Fill ‘er on up, sir! Did I mention that I made my own turkey stock? I’ll explain how to do so below if that’s your thing. If not, move right on to canned or boxed stock. Ain’t nuthin’ but a thang. That’s 8-9 cups of stock by the way. WOWZAS. I know, right?
Every good recipe deserves at least one awesome shortcut. I present to you – frozen dumplings! People, I’m sure there’s something magical about flour dumplings rolled and cut by hand, but when you’ve tried these as I have, there’s really no need to go back. It saves me time. Besides, I’d already spent a lot of time making homemade turkey stock, my feet are starting to hurt, Lord PLEASE give me a shortcut. Oh, hello, ready-made dumplings. AMEN.
By the way, dumplings be thirsty things, hence all that rich stock we put in.
After the dumplings have done their thing, and the flour on them has been thickening the stock, you have one huge pot of filling, comforting, delicious turkey and dumplings.
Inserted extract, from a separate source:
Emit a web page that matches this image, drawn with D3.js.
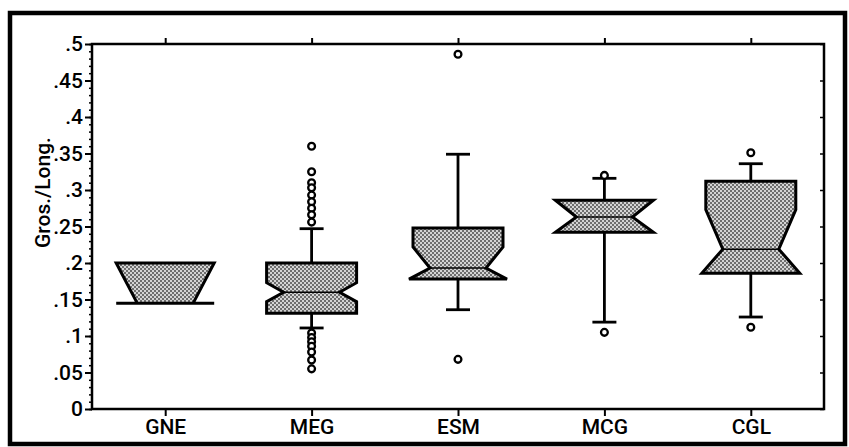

The smokiness from the meat infuses the entire meal with a richer flavor. It’s a taste bud boost you just can’t bottle.
Grab your favorite soup bowl, generously serve it up. Dip in one of those leftover rolls from Thanksgiving dinner, forget about the salad for one night and don’t forget to pat your tummy when you’re done.
Thank you and g’night!
Smoked Turkey and Dumplings
From Full Fork Ahead
Prep Time: 30 minutes Cook time: about 2 hours, fifteen minutes Level: Easy Serves: 8-10
- 1 cup diced sweet or yellow onion
- 2 cups diced baby carrots
- 1 cup diced celery, including any leaves
- 2 tablespoons fresh rosemary, minced
- 3-4 sprigs fresh thyme, whole
- 6-8 garlic cloves, minced
- 1-2 bay leaves
- salt and pepper, to taste
- 8-10 cups homemade turkey stock or canned/boxed chicken stock, plus more for thinning
- 3-4 cups leftover smoked or regular turkey, cubed or shredded
- 1 24-ounce package frozen dumplings
In a large dutch oven or stock pot over medium heat, sweat the onion, carrots and celery with the lid on, stirring occasionally, for about fifteen minutes or until beginning to soften. Season slightly with salt and pepper. Do not discard any liquid that forms in the pan.
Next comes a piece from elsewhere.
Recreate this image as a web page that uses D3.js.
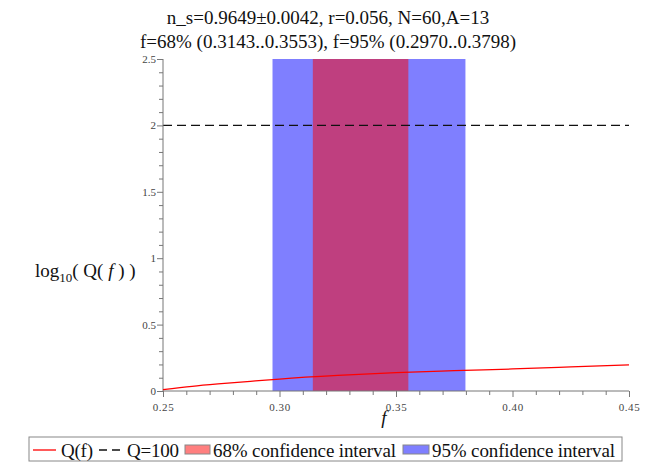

Add in the fresh herbs and garlic, saute for about 3 to 4 minutes. Add the 8-9 cups turkey or chicken stock (depending on your preference for how much liquid you like), the bay leaves and the turkey. Bring to a steady simmer and lower heat enough to maintain. Simmer, stirring occasionally, for about an hour to two hours with the lid slightly off to allow steam to escape. The liquid will begin to cook down this way.
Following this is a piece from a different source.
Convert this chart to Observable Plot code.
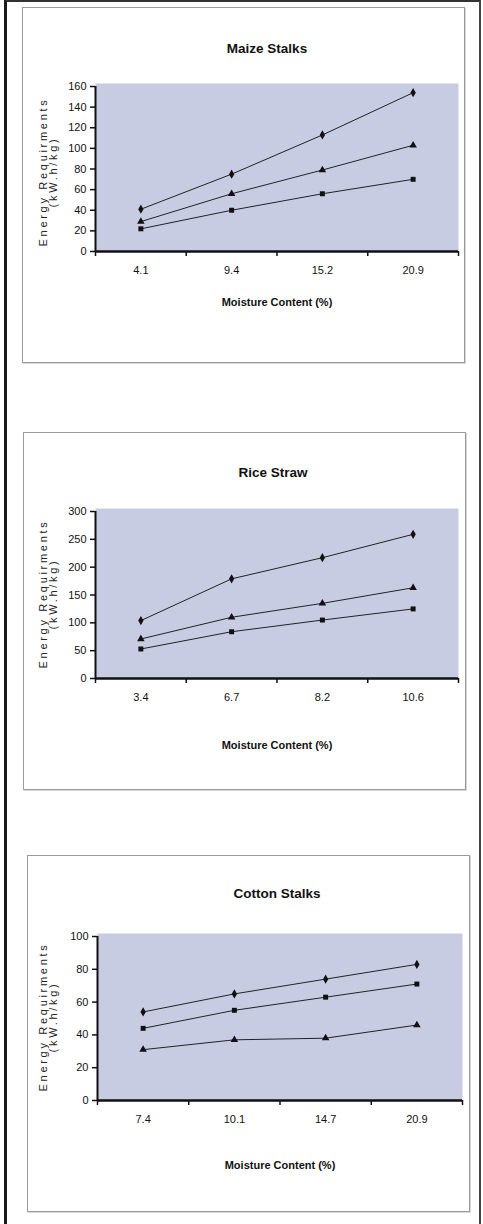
<!DOCTYPE html>
<html><head><meta charset="utf-8">
<script src="https://cdn.jsdelivr.net/npm/d3@7"></script>
<script src="https://cdn.jsdelivr.net/npm/@observablehq/plot@0.6"></script>
<style>
body{margin:0;background:#fff;}
#page{position:relative;width:483px;height:1224px;overflow:hidden;background:#fff;font-family:"Liberation Sans",Arial,sans-serif;color:#111;}
.frame{position:absolute;left:4px;top:0;width:477px;height:1240px;border-left:3px solid #1a1a1a;border-top:2px solid #333;border-right:2px solid #444;box-sizing:border-box;}
.box{position:absolute;border:1px solid #9a9a9a;box-shadow:1px 1px 0 #d8d8d8;box-sizing:border-box;}
.title{position:absolute;transform:translate(-50%,-50%);font-weight:bold;font-size:13.5px;white-space:nowrap;}
.xlab{position:absolute;transform:translate(-50%,-50%);font-weight:bold;font-size:11px;white-space:nowrap;}
.ylab{position:absolute;transform:translate(-50%,-50%) rotate(-90deg);font-family:"Liberation Sans",Arial,sans-serif;font-size:11px;text-align:center;line-height:10px;white-space:nowrap;letter-spacing:2.7px;color:#222;}
svg.chart{position:absolute;left:0;}
</style>
</head><body>
<div id="page"><div class="frame"></div></div>
<script>
// ---- data ----
const maizeMoisture = ["4.1", "9.4", "15.2", "20.9"];
const maizeS1 = [41, 75, 113, 154];
const maizeS2 = [29, 56, 79, 103];
const maizeS3 = [22, 40, 56, 70];

const riceMoisture = ["3.4", "6.7", "8.2", "10.6"];
const riceS1 = [104, 179, 217, 259];
const riceS2 = [71, 110, 135, 163];
const riceS3 = [53, 84, 105, 125];

const cottonMoisture = ["7.4", "10.1", "14.7", "20.9"];
const cottonS1 = [54, 65, 74, 83];
const cottonS2 = [44, 55, 63, 71];
const cottonS3 = [31, 37, 38, 46];

const titles = ["Maize Stalks", "Rice Straw", "Cotton Stalks"];
const xLabel = "Moisture Content (%)";
const yLabel1 = "Energy Requirments";
const yLabel2 = "(kW.h/kg)";

// ---- layout ----
const panels = [
  {title: titles[0], cats: maizeMoisture, series: [maizeS1, maizeS2, maizeS3], symbols: ["diamond", "triangle", "square"],
   yMax: 160, yStep: 20, top: 0, ml: 95, mr: 25, mt: 86, mb: 129,
   box: [22, 7, 465, 363], tX: 267, tY: 48, xlX: 277, xlY: 302, ylX: 48, ylY: 172},
  {title: titles[1], cats: riceMoisture, series: [riceS1, riceS2, riceS3], symbols: ["diamond", "triangle", "square"],
   yMax: 300, yStep: 50, top: 420, ml: 95, mr: 25, mt: 91, mb: 122,
   box: [23, 432, 466, 790], tX: 273, tY: 472, xlX: 277, xlY: 745, ylX: 48, ylY: 594},
  {title: titles[2], cats: cottonMoisture, series: [cottonS1, cottonS2, cottonS3], symbols: ["diamond", "square", "triangle"],
   yMax: 100, yStep: 20, top: 840, ml: 97, mr: 21, mt: 96, mb: 120,
   box: [27, 855, 470, 1212], tX: 277, tY: 893, xlX: 280, xlY: 1165, ylX: 48, ylY: 1017}
];

const page = document.getElementById("page");
const bg = "#c8cce2";
const font = '"Liberation Sans",Arial,sans-serif';

function addDiv(cls, text, x, y) {
  const d = document.createElement("div");
  d.className = cls;
  d.style.left = x + "px";
  d.style.top = y + "px";
  if (Array.isArray(text)) d.innerHTML = text.join("<br>"); else d.textContent = text;
  page.appendChild(d);
  return d;
}

for (const p of panels) {
  const b = document.createElement("div");
  b.className = "box";
  b.style.left = p.box[0] + "px"; b.style.top = p.box[1] + "px";
  b.style.width = (p.box[2] - p.box[0]) + "px"; b.style.height = (p.box[3] - p.box[1]) + "px";
  page.appendChild(b);

  const rows = p.series.flatMap((vals, s) => vals.map((v, i) => ({i: i + 1, v, s})));
  const n = p.cats.length;
  const chart = Plot.plot({
    width: 483, height: 380,
    marginLeft: p.ml, marginRight: p.mr, marginTop: p.mt, marginBottom: p.mb,
    style: {background: "transparent", overflow: "visible", fontFamily: font, fontSize: "11px", color: "#111"},
    x: {type: "linear", domain: [0.5, n + 0.5], axis: null},
    y: {domain: [0, p.yMax], axis: null},
    marks: [
      Plot.frame({fill: bg, stroke: "none", insetTop: -3}),
      Plot.axisY({ticks: d3.range(0, p.yMax + 1, p.yStep), tickSize: 5, tickPadding: 4, strokeWidth: 1.5, label: null, fontSize: 11}),
      Plot.axisX({ticks: d3.range(1, n + 1), tickFormat: i => p.cats[i - 1], tickSize: 0, tickPadding: 15, label: null, fontSize: 11}),
      Plot.axisX({ticks: d3.range(0, n + 1).map(k => k + 0.5), tickFormat: () => "", tickSize: 5, strokeWidth: 1.5, label: null}),
      Plot.ruleX([0.5], {stroke: "#111", strokeWidth: 2}),
      Plot.ruleY([0], {stroke: "#111", strokeWidth: 2.5}),
      Plot.line(rows, {x: "i", y: "v", z: "s", stroke: "#222", strokeWidth: 1}),
      ...p.symbols.map((sym, s) => Plot.dot(rows.filter(d => d.s === s), {x: "i", y: "v", symbol: sym, fill: "#111", stroke: "none", r: 2.8}))
    ]
  });
  chart.classList.add("chart");
  chart.style.top = p.top + "px";
  page.appendChild(chart);

  addDiv("title", p.title, p.tX, p.tY);
  addDiv("xlab", xLabel, p.xlX, p.xlY);
  addDiv("ylab", [yLabel1, yLabel2], p.ylX, p.ylY);
}
</script>
</body></html>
Once the liquid has reduced down by about a quarter, begin adding in the frozen dumplings, breaking each dumpling strip into smaller pieces about a half-inch wide (the dumplings expand in the liquid – a lot). Do this for about three to four of the dumplings, then stir the pieces into the stew, repeating until all the dumplings have been incorporated. Season again with salt and pepper if necessary and keep stirring occasionally for about an hour until the dumplings are cooked through. They should be soft but still with a slight chewy bite to them. The liquid will thicken due to the flour on the dumplings. Use any leftover stock to thin the soup out if you prefer, or leave as is. Grab your favorite soup bowl and serve it up. Enjoy!
The stew will continue to thicken and absorb the liquid as it sits. If you have leftovers and prefer them to be a little less thick, add just a little turkey or chicken stock at a time till it regains the consistency you like. This likely will not affect the original flavor much at all since it was concentrated down originally. I’ve never had to adjust anything else after adding more stock to it later. I still want it to be thick, just not so thick it sticks to the spoon when holding it upside down.
How to make your own stock: Save the bones from your cooked turkey or chicken (a little meat left on them is good), even the neck bone and giblets. If you smoked your turkey, reserve a few small pieces of the skin, which is packed with that smokey flavor. Quarter one onion. Rough chop two celery stalks into large chunks. Optional: several sprigs fresh rosemary and/or thyme. Place them all in a large stock pot and fill it almost completely with water, leaving enough room to avoid spillage when it boils. Bring to a boil, then lower heat to maintain a gentle simmer. Simmer for several hours – I did mine for four hours and made about 12 or so cups of stock. Carefully remove any usable meat and set aside to save for your soup (the meat will actually now lack any flavor, but will take on new flavor from all that good stew you’ve made); discard the bones, herbs and vegetables. Strain the liquid into a large bowl to remove any other bits and pieces using a small-holed colander. I just set my colander right in a large 14-cup or so sized bowl and poured the liquid into the colander. As the stock cools, skim off any fat that accumulates on top. You can also chill it overnight and skim the hardened fat off then (thanks for that tip, Mom). You’re ready to make soup with your homemade stock now!
If you find you don’t have quite enough of the homemade stock, just use canned or boxed stock to make up the difference, preferably low-salt so that you control how much salt goes in. Freeze any leftover stock to use later…for more dumplings!